◆ Data records ◆
## BEGIN
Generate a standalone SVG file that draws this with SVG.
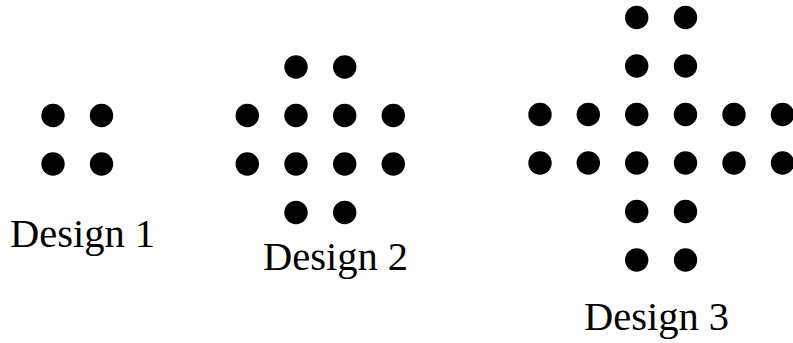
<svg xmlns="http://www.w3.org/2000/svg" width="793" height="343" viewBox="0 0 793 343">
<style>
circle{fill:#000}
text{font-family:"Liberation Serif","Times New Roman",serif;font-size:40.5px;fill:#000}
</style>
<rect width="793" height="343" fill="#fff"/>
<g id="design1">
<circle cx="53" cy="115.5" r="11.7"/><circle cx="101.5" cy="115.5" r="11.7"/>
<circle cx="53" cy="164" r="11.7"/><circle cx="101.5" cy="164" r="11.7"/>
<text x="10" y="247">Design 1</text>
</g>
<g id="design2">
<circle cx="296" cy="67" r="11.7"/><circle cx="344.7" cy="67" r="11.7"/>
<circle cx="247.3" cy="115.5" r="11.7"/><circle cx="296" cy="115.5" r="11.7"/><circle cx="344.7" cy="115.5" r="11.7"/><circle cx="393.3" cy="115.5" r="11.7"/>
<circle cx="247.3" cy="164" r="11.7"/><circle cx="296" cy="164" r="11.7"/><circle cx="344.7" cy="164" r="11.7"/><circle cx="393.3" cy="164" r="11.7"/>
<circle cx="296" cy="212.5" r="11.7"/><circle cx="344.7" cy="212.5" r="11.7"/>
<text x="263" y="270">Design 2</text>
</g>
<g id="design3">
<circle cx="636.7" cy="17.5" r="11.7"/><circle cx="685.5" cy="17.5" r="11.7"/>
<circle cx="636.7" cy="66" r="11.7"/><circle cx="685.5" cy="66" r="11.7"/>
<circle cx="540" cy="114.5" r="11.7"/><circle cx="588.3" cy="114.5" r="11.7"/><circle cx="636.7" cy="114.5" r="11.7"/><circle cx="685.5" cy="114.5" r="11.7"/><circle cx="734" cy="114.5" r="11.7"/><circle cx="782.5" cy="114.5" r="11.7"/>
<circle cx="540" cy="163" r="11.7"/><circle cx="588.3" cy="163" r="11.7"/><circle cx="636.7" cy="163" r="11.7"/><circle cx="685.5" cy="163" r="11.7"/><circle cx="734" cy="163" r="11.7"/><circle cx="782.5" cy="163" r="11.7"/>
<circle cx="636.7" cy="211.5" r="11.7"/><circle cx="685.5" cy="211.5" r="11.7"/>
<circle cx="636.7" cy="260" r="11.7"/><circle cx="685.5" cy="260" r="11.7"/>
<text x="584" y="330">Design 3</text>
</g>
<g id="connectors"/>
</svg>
## END
## BEGIN
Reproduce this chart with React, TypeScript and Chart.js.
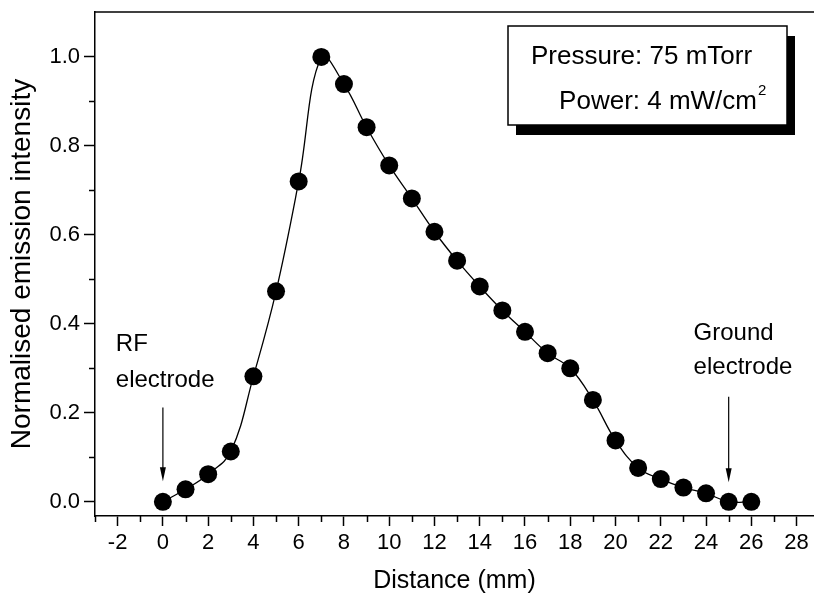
## END
◆ Exercise details ◆
Look through the lines above and collect those with the word "this".

◆ Solution ◆
Generate a standalone SVG file that draws this with SVG.
Reproduce this chart with React, TypeScript and Chart.js.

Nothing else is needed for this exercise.